■ **WHAT IS REQUIRED**: Repeat the material below exactly, with no pictures.

■ **Figure scripts**:
☆ ☆ ☆ ☆ ☆ ☆ ☆

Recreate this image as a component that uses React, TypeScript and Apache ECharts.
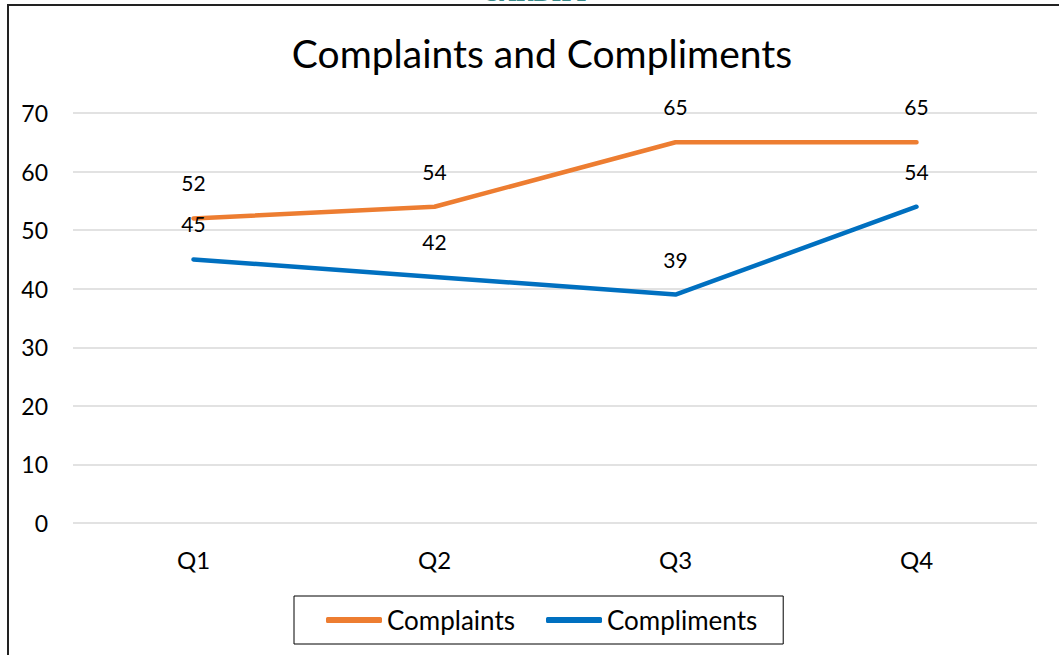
import React, { useEffect, useRef } from "react";
import * as echarts from "echarts";

const categories = ["Q1", "Q2", "Q3", "Q4"];
const complaints = [52, 54, 65, 65];
const compliments = [45, 42, 39, 54];
const FONT = "Lato";

export default function App() {
  const ref = useRef<HTMLDivElement>(null);
  useEffect(() => {
    document.body.style.margin = "0";
    const chart = echarts.init(ref.current!, null, { renderer: "svg" });
    const labelStyle = {
      show: true,
      position: "top",
      distance: 25,
      fontFamily: FONT,
      fontSize: 21,
      color: "#000",
    };
    chart.setOption({
      animation: false,
      backgroundColor: "#ffffff",
      textStyle: { fontFamily: FONT },
      title: {
        text: "Complaints and Compliments",
        left: 537,
        textAlign: "center",
        top: 28,
        textStyle: { fontFamily: FONT, fontSize: 39, fontWeight: "normal", color: "#000" },
      },
      grid: { left: 73, right: 22, top: 113, bottom: 132 },
      xAxis: {
        type: "category",
        data: categories,
        boundaryGap: true,
        axisLine: { show: false },
        axisTick: { show: false },
        axisLabel: { fontFamily: FONT, fontSize: 24, color: "#000", margin: 24 },
      },
      yAxis: {
        type: "value",
        min: 0,
        max: 70,
        interval: 10,
        axisLine: { show: false },
        axisTick: { show: false },
        axisLabel: { fontFamily: FONT, fontSize: 23, color: "#000", margin: 25 },
        splitLine: { lineStyle: { color: "#d9d9d9", width: 1.5 } },
      },
      legend: {
        bottom: 11,
        left: 294,
        padding: [11, 26, 11, 32],
        borderColor: "#000",
        borderWidth: 1,
        itemWidth: 56,
        itemHeight: 6,
        itemGap: 31,
        icon: "roundRect",
        textStyle: { fontFamily: FONT, fontSize: 26, color: "#000" },
        data: ["Complaints", "Compliments"],
      },
      series: [
        {
          name: "Complaints",
          type: "line",
          data: complaints,
          symbol: "circle",
          symbolSize: 0.01,
          showSymbol: true,
          color: "#ED7D31",
          lineStyle: { width: 4.5, cap: "round", join: "round" },
          label: labelStyle,
        },
        {
          name: "Compliments",
          type: "line",
          data: compliments,
          symbol: "circle",
          symbolSize: 0.01,
          showSymbol: true,
          color: "#0070C0",
          lineStyle: { width: 4.5, cap: "round", join: "round" },
          label: labelStyle,
        },
      ],
      graphic: [
        { type: "line", shape: { x1: 7, y1: 5, x2: 1059, y2: 5 }, style: { stroke: "#222", lineWidth: 2 } },
        { type: "line", shape: { x1: 8, y1: 4, x2: 8, y2: 655 }, style: { stroke: "#222", lineWidth: 2 } },
        {
          type: "text",
          x: 537,
          y: 4,
          style: {
            text: "CARDIFF",
            fill: "#3A8A8A",
            font: "bold 21px 'DejaVu Serif'",
            textAlign: "center",
            textVerticalAlign: "bottom",
          },
        },
      ],
    });
    return () => chart.dispose();
  }, []);
  return <div ref={ref} style={{ position: "fixed", left: 0, top: 0, width: 1059, height: 655 }} />;
}
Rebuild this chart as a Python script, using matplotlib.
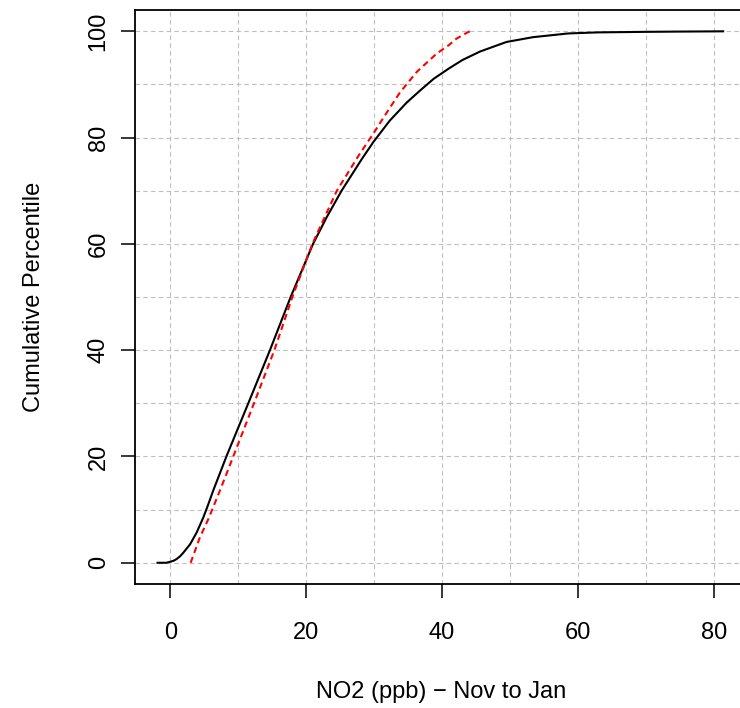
import numpy as np
import matplotlib.pyplot as plt

plt.rcParams['font.family'] = ['Liberation Sans', 'DejaVu Sans']

# observed cumulative distribution (black)
obs_x = [-1.9, -0.6, 0.0, 0.5, 0.9, 1.4, 1.9, 2.9, 3.86, 4.83, 5.57, 6.3,
         8.3, 11.46, 14.65, 17.7, 21.0, 23.0, 25.2, 28.2, 29.9, 32.3, 34.8,
         36.8, 38.8, 41.0, 43.0, 45.6, 49.5, 53.4, 58.6, 63.0, 70.0, 75.0,
         81.4]
obs_pct = [0, 0, 0.2, 0.4, 0.7, 1.2, 1.9, 3.5, 5.7, 8.5, 11.0, 13.6,
           20.2, 30, 40, 50, 60, 65.0, 70, 76.0, 79.2, 83.2, 86.6,
           88.9, 91.1, 93.0, 94.6, 96.2, 98.0, 98.9, 99.6, 99.8, 99.9, 99.95,
           100]

# second distribution (red dashed)
alt_x = [2.97, 4.34, 5.57, 7.29, 9.25, 12.3, 15.3, 17.95, 20.9, 24.5, 27.7,
         29.9, 31.8, 33.8, 36.3, 39.2, 41.0, 42.1, 43.9, 44.2]
alt_pct = [0, 4.8, 8.2, 13.6, 20, 30, 40, 50, 60, 70, 76.6,
           80.8, 84.6, 88.5, 92.4, 95.8, 97.4, 98.6, 99.9, 100]

x_major = [0, 20, 40, 60, 80]
y_major = [0, 20, 40, 60, 80, 100]
x_grid = np.arange(0, 81, 10)
y_grid = np.arange(0, 101, 10)

fig = plt.figure(figsize=(7.4, 7.08), dpi=100)
ax = fig.add_axes([0.182, 0.1751, 0.8269, 0.8107])

ax.plot(obs_x, obs_pct, color='black', lw=1.5, zorder=3,
        solid_joinstyle='round')
ax.plot(alt_x, alt_pct, color='red', lw=1.5, linestyle=(0, (3, 2)), zorder=3)

ax.set_xlim(-5.27, 84.85)
ax.set_ylim(-4, 104)

ax.set_xticks(x_major)
ax.set_yticks(y_major)
ax.set_xticks(x_grid, minor=True)
ax.set_yticks(y_grid, minor=True)
ax.grid(which='both', color='#bebebe', lw=0.8, linestyle=(0, (4, 3)), zorder=0)
ax.set_axisbelow(True)

ax.tick_params(which='major', direction='out', length=10, width=1.1,
               labelsize=17, pad=17)
ax.tick_params(axis='y', which='major', pad=8)
ax.tick_params(which='minor', length=0)
for lab in ax.get_yticklabels():
    lab.set_rotation(90)
    lab.set_va('center')

for s in ax.spines.values():
    s.set_linewidth(1.3)

ax.set_xlabel('NO2 (ppb) \u2212 Nov to Jan', fontsize=17, va='center')
ax.set_ylabel('Cumulative Percentile', fontsize=17, va='center')
ax.xaxis.set_label_coords(0.5, -0.188)
ax.yaxis.set_label_coords(-0.1650, 0.5)

fig.savefig('out.png', dpi=100)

☆ ☆ ☆ ☆ ☆ ☆ ☆

■ **SOLUTION TO THIS PROBLEM**:
Recreate this image as a component that uses React, TypeScript and Apache ECharts.
import React, { useEffect, useRef } from "react";
import * as echarts from "echarts";

const categories = ["Q1", "Q2", "Q3", "Q4"];
const complaints = [52, 54, 65, 65];
const compliments = [45, 42, 39, 54];
const FONT = "Lato";

export default function App() {
  const ref = useRef<HTMLDivElement>(null);
  useEffect(() => {
    document.body.style.margin = "0";
    const chart = echarts.init(ref.current!, null, { renderer: "svg" });
    const labelStyle = {
      show: true,
      position: "top",
      distance: 25,
      fontFamily: FONT,
      fontSize: 21,
      color: "#000",
    };
    chart.setOption({
      animation: false,
      backgroundColor: "#ffffff",
      textStyle: { fontFamily: FONT },
      title: {
        text: "Complaints and Compliments",
        left: 537,
        textAlign: "center",
        top: 28,
        textStyle: { fontFamily: FONT, fontSize: 39, fontWeight: "normal", color: "#000" },
      },
      grid: { left: 73, right: 22, top: 113, bottom: 132 },
      xAxis: {
        type: "category",
        data: categories,
        boundaryGap: true,
        axisLine: { show: false },
        axisTick: { show: false },
        axisLabel: { fontFamily: FONT, fontSize: 24, color: "#000", margin: 24 },
      },
      yAxis: {
        type: "value",
        min: 0,
        max: 70,
        interval: 10,
        axisLine: { show: false },
        axisTick: { show: false },
        axisLabel: { fontFamily: FONT, fontSize: 23, color: "#000", margin: 25 },
        splitLine: { lineStyle: { color: "#d9d9d9", width: 1.5 } },
      },
      legend: {
        bottom: 11,
        left: 294,
        padding: [11, 26, 11, 32],
        borderColor: "#000",
        borderWidth: 1,
        itemWidth: 56,
        itemHeight: 6,
        itemGap: 31,
        icon: "roundRect",
        textStyle: { fontFamily: FONT, fontSize: 26, color: "#000" },
        data: ["Complaints", "Compliments"],
      },
      series: [
        {
          name: "Complaints",
          type: "line",
          data: complaints,
          symbol: "circle",
          symbolSize: 0.01,
          showSymbol: true,
          color: "#ED7D31",
          lineStyle: { width: 4.5, cap: "round", join: "round" },
          label: labelStyle,
        },
        {
          name: "Compliments",
          type: "line",
          data: compliments,
          symbol: "circle",
          symbolSize: 0.01,
          showSymbol: true,
          color: "#0070C0",
          lineStyle: { width: 4.5, cap: "round", join: "round" },
          label: labelStyle,
        },
      ],
      graphic: [
        { type: "line", shape: { x1: 7, y1: 5, x2: 1059, y2: 5 }, style: { stroke: "#222", lineWidth: 2 } },
        { type: "line", shape: { x1: 8, y1: 4, x2: 8, y2: 655 }, style: { stroke: "#222", lineWidth: 2 } },
        {
          type: "text",
          x: 537,
          y: 4,
          style: {
            text: "CARDIFF",
            fill: "#3A8A8A",
            font: "bold 21px 'DejaVu Serif'",
            textAlign: "center",
            textVerticalAlign: "bottom",
          },
        },
      ],
    });
    return () => chart.dispose();
  }, []);
  return <div ref={ref} style={{ position: "fixed", left: 0, top: 0, width: 1059, height: 655 }} />;
}
Rebuild this chart as a Python script, using matplotlib.
import numpy as np
import matplotlib.pyplot as plt

plt.rcParams['font.family'] = ['Liberation Sans', 'DejaVu Sans']

# observed cumulative distribution (black)
obs_x = [-1.9, -0.6, 0.0, 0.5, 0.9, 1.4, 1.9, 2.9, 3.86, 4.83, 5.57, 6.3,
         8.3, 11.46, 14.65, 17.7, 21.0, 23.0, 25.2, 28.2, 29.9, 32.3, 34.8,
         36.8, 38.8, 41.0, 43.0, 45.6, 49.5, 53.4, 58.6, 63.0, 70.0, 75.0,
         81.4]
obs_pct = [0, 0, 0.2, 0.4, 0.7, 1.2, 1.9, 3.5, 5.7, 8.5, 11.0, 13.6,
           20.2, 30, 40, 50, 60, 65.0, 70, 76.0, 79.2, 83.2, 86.6,
           88.9, 91.1, 93.0, 94.6, 96.2, 98.0, 98.9, 99.6, 99.8, 99.9, 99.95,
           100]

# second distribution (red dashed)
alt_x = [2.97, 4.34, 5.57, 7.29, 9.25, 12.3, 15.3, 17.95, 20.9, 24.5, 27.7,
         29.9, 31.8, 33.8, 36.3, 39.2, 41.0, 42.1, 43.9, 44.2]
alt_pct = [0, 4.8, 8.2, 13.6, 20, 30, 40, 50, 60, 70, 76.6,
           80.8, 84.6, 88.5, 92.4, 95.8, 97.4, 98.6, 99.9, 100]

x_major = [0, 20, 40, 60, 80]
y_major = [0, 20, 40, 60, 80, 100]
x_grid = np.arange(0, 81, 10)
y_grid = np.arange(0, 101, 10)

fig = plt.figure(figsize=(7.4, 7.08), dpi=100)
ax = fig.add_axes([0.182, 0.1751, 0.8269, 0.8107])

ax.plot(obs_x, obs_pct, color='black', lw=1.5, zorder=3,
        solid_joinstyle='round')
ax.plot(alt_x, alt_pct, color='red', lw=1.5, linestyle=(0, (3, 2)), zorder=3)

ax.set_xlim(-5.27, 84.85)
ax.set_ylim(-4, 104)

ax.set_xticks(x_major)
ax.set_yticks(y_major)
ax.set_xticks(x_grid, minor=True)
ax.set_yticks(y_grid, minor=True)
ax.grid(which='both', color='#bebebe', lw=0.8, linestyle=(0, (4, 3)), zorder=0)
ax.set_axisbelow(True)

ax.tick_params(which='major', direction='out', length=10, width=1.1,
               labelsize=17, pad=17)
ax.tick_params(axis='y', which='major', pad=8)
ax.tick_params(which='minor', length=0)
for lab in ax.get_yticklabels():
    lab.set_rotation(90)
    lab.set_va('center')

for s in ax.spines.values():
    s.set_linewidth(1.3)

ax.set_xlabel('NO2 (ppb) \u2212 Nov to Jan', fontsize=17, va='center')
ax.set_ylabel('Cumulative Percentile', fontsize=17, va='center')
ax.xaxis.set_label_coords(0.5, -0.188)
ax.yaxis.set_label_coords(-0.1650, 0.5)

fig.savefig('out.png', dpi=100)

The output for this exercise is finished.